Liputan6.com, Jakarta Direktur Jenderal Organisasi Kesehatan Dunia (WHO), Tedros Adhanom Ghebreyesus mengungkapkan bahwa pandemi COVID-19 akan genap menginjak dua tahun pada hari Minggu mendatang.
"Hari Minggu ini menandai dua tahun sejak saya mendeklarasikan Public Health Emergency of International Concern (PHEIC), tingkat alarm tertinggi dibawah hukum internasional terkait penyebaran COVID-19," ujar Tedros melalui unggahan pada akun Twitter pribadinya @DrTedros, Selasa (25/1/2022).
Baca Juga
PHEIC juga dikenal dengan Kedaruratan Kesehatan Masyarakat yang Meresahkan Dunia (KKMMD), yang mana sebuah pengumuman resmi dari WHO tentang kejadian luar biasa yang mengancam kesehatan masyarakat.
Advertisement
Tedros mengungkapkan, pada saat itu hanya ada kurang dari 100 kasus dan belum ada kematian yang dilaporkan di luar China.

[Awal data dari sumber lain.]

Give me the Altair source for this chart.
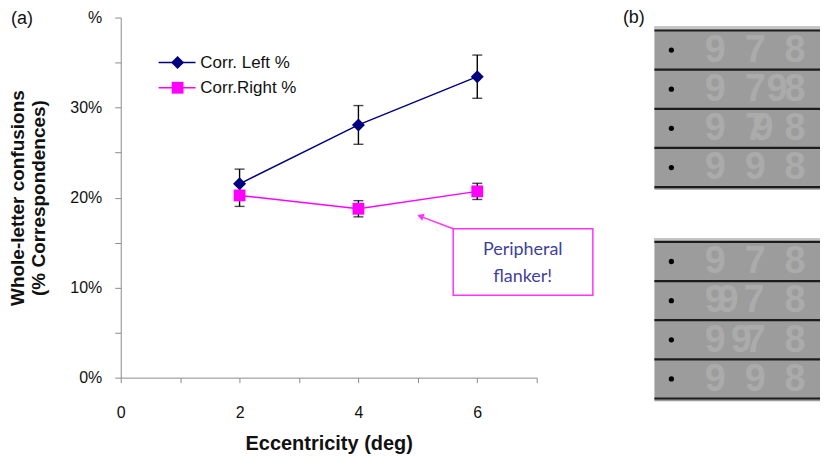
import altair as alt
import pandas as pd

# ---------------- data (panel a) ----------------
ecc = [2, 4, 6]
left_val = [0.2153, 0.2807, 0.3343]
left_err = [0.0163, 0.0215, 0.0240]
right_val = [0.2024, 0.1876, 0.2069]
right_err = [0.0122, 0.0090, 0.0090]
series_names = ["Corr. Left %", "Corr.Right %"]
series_colors = ["#000080", "#ff00ff"]
series_shapes = ["diamond", "square"]
series_sizes = [170, 140]
x_ticks = [0, 1, 2, 3, 4, 5, 6, 7]
y_ticks = [0, 0.05, 0.10, 0.15, 0.20, 0.25, 0.30, 0.35, 0.40]
note_lines = ["Peripheral", "flanker!"]

# ---------------- data (panel b) ----------------
digit_rows_top = [
    [("9", 0), ("7", 1), ("8", 2)],
    [("9", 0), ("7", 1), ("9", 1.55), ("8", 2)],
    [("9", 0), ("7", 1), ("9", 1.2), ("8", 2)],
    [("9", 0), ("9", 1), ("8", 2)],
]
digit_rows_bottom = [
    [("9", 0), ("7", 1), ("8", 2)],
    [("9", 0), ("9", 0.32), ("7", 0.97), ("8", 2)],
    [("9", 0), ("9", 0.65), ("7", 1.0), ("8", 2)],
    [("9", 0), ("9", 1), ("8", 2)],
]

FONT = "Liberation Sans"

rows = []
for name, vals, errs in [(series_names[0], left_val, left_err), (series_names[1], right_val, right_err)]:
    for e, v, er in zip(ecc, vals, errs):
        rows.append({"series": name, "ecc": e, "val": v, "lo": v - er, "hi": v + er})
df = pd.DataFrame(rows)

xscale = alt.Scale(domain=[0, 7], nice=False, zero=False)
yscale = alt.Scale(domain=[0, 0.4], nice=False)
xaxis = alt.Axis(values=x_ticks, labelExpr="datum.value % 2 == 0 ? datum.value : ''",
                 grid=False, tickSize=5, labelPadding=22, titlePadding=13, labelFlush=False,
                 domainColor="#8c8c8c", tickColor="#8c8c8c",
                 labelFontSize=16, labelColor="#111", labelFont=FONT,
                 titleFontSize=20, titleFontWeight="bold", titleFont=FONT, titleColor="#111")
yaxis = alt.Axis(values=y_ticks,
                 labelExpr="abs(datum.value*10 - round(datum.value*10)) > 0.01 ? '' : (datum.value > 0.39 ? '%' : format(datum.value, '.0%'))",
                 grid=False, tickSize=6, labelPadding=13, titlePadding=21, labelFlush=False,
                 domainColor="#8c8c8c", tickColor="#8c8c8c",
                 labelFontSize=16, labelColor="#111", labelFont=FONT,
                 titleFontSize=19, titleFontWeight="bold", titleFont=FONT, titleColor="#111",
                 titleLineHeight=21)
XT = "Eccentricity (deg)"
YT = ["Whole-letter confusions", "(% Correspondences)"]


def X(f):
    return alt.X(f, type="quantitative", scale=xscale, axis=xaxis, title=XT)


def Y(f):
    return alt.Y(f, type="quantitative", scale=yscale, axis=yaxis, title=YT)


color = alt.Color("series:N", scale=alt.Scale(domain=series_names, range=series_colors), legend=None)
shape = alt.Shape("series:N", scale=alt.Scale(domain=series_names, range=series_shapes), legend=None)
size = alt.Size("series:N", scale=alt.Scale(domain=series_names, range=series_sizes), legend=None)

base = alt.Chart(df)
lines = base.mark_line(strokeWidth=1.5).encode(x=X("ecc"), y=Y("val"), color=color)
ebars = base.mark_rule(color="black", strokeWidth=1.4).encode(x=X("ecc"), y=Y("lo"), y2="hi")
cap_lo = base.mark_tick(color="black", thickness=1.4, size=10, orient="horizontal").encode(x=X("ecc"), y=Y("lo"))
cap_hi = base.mark_tick(color="black", thickness=1.4, size=10, orient="horizontal").encode(x=X("ecc"), y=Y("hi"))
points = base.mark_point(filled=True, opacity=1).encode(x=X("ecc"), y=Y("val"), color=color, shape=shape, size=size)

# legend drawn in data space
LEG_X0, LEG_X1, LEG_XM, LEG_XT = 0.638, 1.259, 0.957, 1.34
LEG_Y = [0.350, 0.322]
leg_df = pd.DataFrame({"series": series_names, "x0": LEG_X0, "x1": LEG_X1, "xm": LEG_XM, "xt": LEG_XT, "ly": LEG_Y})
leg = alt.Chart(leg_df)
leg_lines = leg.mark_rule(strokeWidth=1.5).encode(x=X("x0"), x2="x1", y=Y("ly"), color=color)
leg_pts = leg.mark_point(filled=True, opacity=1).encode(x=X("xm"), y=Y("ly"), color=color, shape=shape, size=size)
leg_txt = leg.mark_text(align="left", baseline="middle", fontSize=17, font=FONT, color="#111").encode(
    x=X("xt"), y=Y("ly"), text="series:N")

# annotation box + arrow
BOX = {"bx0": 5.595, "bx1": 7.945, "by0": 0.0916, "by1": 0.1654}
box = alt.Chart(pd.DataFrame([BOX])).mark_rect(fill="white", fillOpacity=0, stroke="#ff33ff", strokeWidth=1.5).encode(
    x=X("bx0"), x2="bx1", y=Y("by0"), y2="by1")
ARROW = {"ax0": 5.595, "ay0": 0.1654, "ax1": 5.01, "ay1": 0.1800}
arrow = alt.Chart(pd.DataFrame([ARROW])).mark_rule(color="#ff33ff", strokeWidth=1.5).encode(
    x=X("ax0"), y=Y("ay0"), x2="ax1", y2="ay1")
head = alt.Chart(pd.DataFrame([{"hx": 5.043, "hy": 0.1794}])).mark_point(
    shape="triangle-up", filled=True, opacity=1, angle=291, size=55, color="#ff33ff").encode(x=X("hx"), y=Y("hy"))
note_df = pd.DataFrame({"t": note_lines, "nx": [6.765, 6.765], "ny": [0.142, 0.112]})
note = alt.Chart(note_df).mark_text(font="Lato", fontSize=18, color="#3f3f9f", baseline="middle").encode(
    x=X("nx"), y=Y("ny"), text="t:N")

label_a = alt.Chart(pd.DataFrame({"t": ["(a)"]})).mark_text(fontSize=18, font=FONT, color="#111", baseline="middle").encode(
    x=alt.value(-99), y=alt.value(1), text="t:N")

panel_a = alt.layer(lines, ebars, cap_lo, cap_hi, points, leg_lines, leg_pts, leg_txt,
                    box, arrow, head, note, label_a).properties(
    width=417, height=361, view=alt.ViewBackground(strokeOpacity=0, strokeWidth=0))

# ---------------- panel b ----------------
GROUP_OFFSET = [0, 5.4]
XR = 2.625
bx = alt.Scale(domain=[-2.4, XR], nice=False, zero=False)
by = alt.Scale(domain=[-0.331, 9.478], nice=False, zero=False, reverse=True)


def BX(f):
    return alt.X(f, type="quantitative", scale=bx, axis=None)


def BY(f):
    return alt.Y(f, type="quantitative", scale=by, axis=None)


gray_rows, strip_rows, line_rows, dot_rows, dig_rows = [], [], [], [], []
for g, grp in enumerate([digit_rows_top, digit_rows_bottom]):
    off = GROUP_OFFSET[g]
    gray_rows.append({"x0": -1.525, "x1": XR, "y0": off - 0.1, "y1": off + 4.07})
    strip_rows.append({"x0": -1.525, "x1": XR, "y0": off - 0.1, "y1": off - 0.02})
    for k in range(5):
        line_rows.append({"x0": -1.525, "x1": XR, "y": off + k})
    for r, row in enumerate(grp):
        dot_rows.append({"x": -1.1, "y": off + r + 0.5})
        for ch, slot in row:
            dig_rows.append({"ch": ch, "x": slot, "y": off + r + 0.52})

gray = alt.Chart(pd.DataFrame(gray_rows)).mark_rect(color="#9c9c9c").encode(x=BX("x0"), x2="x1", y=BY("y0"), y2="y1")
strip = alt.Chart(pd.DataFrame(strip_rows)).mark_rect(color="#c4c4c4").encode(x=BX("x0"), x2="x1", y=BY("y0"), y2="y1")
hlines = alt.Chart(pd.DataFrame(line_rows)).mark_rule(color="#1c1c1c", strokeWidth=2.2).encode(x=BX("x0"), x2="x1", y=BY("y"))
dots = alt.Chart(pd.DataFrame(dot_rows)).mark_point(filled=True, opacity=1, color="black", size=28, shape="circle").encode(
    x=BX("x"), y=BY("y"))
digits = alt.Chart(pd.DataFrame(dig_rows)).mark_text(font=FONT, fontWeight="bold", fontSize=38, color="#adadad",
                                                     baseline="middle", opacity=0.9).encode(
    x=BX("x"), y=BY("y"), text="ch:N")
label_b = alt.Chart(pd.DataFrame({"t": ["(b)"], "x": [-2.04], "y": [-0.306]})).mark_text(
    fontSize=18, font=FONT, color="#111", baseline="middle").encode(x=BX("x"), y=BY("y"), text="t:N")

panel_b = alt.layer(gray, strip, hlines, dots, digits, label_b).properties(
    width=201, height=385, view=alt.ViewBackground(strokeOpacity=0, strokeWidth=0))

chart = alt.hconcat(panel_a, panel_b, spacing=25).properties(
    padding={"left": 0, "top": 0, "right": 0, "bottom": 0}
).configure_view(strokeWidth=0, stroke="transparent").configure(background="white")

chart.save("out.html", embed_options={"renderer": "svg", "actions": False})
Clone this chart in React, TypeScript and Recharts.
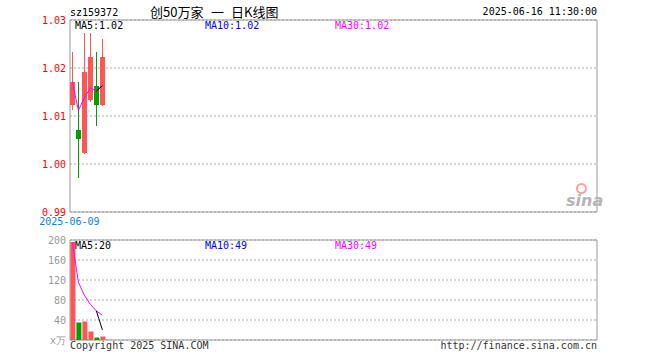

Namun, dua tahun kemudian keadaan pun telah berbeda.
"Dua tahun setelahnya, hampir 350 juta kasus sudah dilaporkan, dan sudah ada ada lebih dari 5.5 juta kematian," kata Tedros.
"Minggu lalu, ada sebanyak 100 kasus yang dilaporkan setiap tiga detik, dan orang kehilangan hidupnya akibat COVID-19 setiap 12 detik. Jadi dari manakah kita berdiri? Kapan ini akan berakhir?" tambahnya.
Menurut Tedros, sangat berbahaya untuk mengasumsikan bahwa Omicron akan menjadi varian terakhir dari virus SARS-CoV-2 tersebut.
"Bahaya untuk mengasumsikan bahwa Omicron akan jadi varian terakhir, dan kita sudah berada di penghujung semua ini. Mengakhiri fase akut pandemi ini harus tetap menjadi prioritas kita bersama," ujar Tedros.
Hidup bersama, bukan berarti bebas
Tedros menyampaikan, memang benar bahwa kita akan hidup berdampingan dengan COVID-19 untuk masa mendatang. Namun, belajar untuk hidup bersama COVID-19 pun bukan berarti kita tidak peduli.
"Belajar untuk hidup bersama COVID-19 bukan berarti kita memberikan virus ini kebebasan. Itu bukan berarti kita menerima bahwa ada hampir 50 ribu kematian setiap minggunya dari penyakit yang bisa kita cegah dan kita obati," ujar Tedros.
Terkait hal tersebut, Tedros mengungkapkan bahwa hidup bersama COVID-19 bukan berarti kita menerima begitu saja beban tersebut. Ketika setiap harinya, tenaga kesehatan sebenarnya telah begitu kelelahan.
"Bukan berarti kita mengabaikan konsekuensi dari long COVID-19, yang mana kita juga belum sepenuhnya memahami," kata pria berusia 56 tahun tersebut.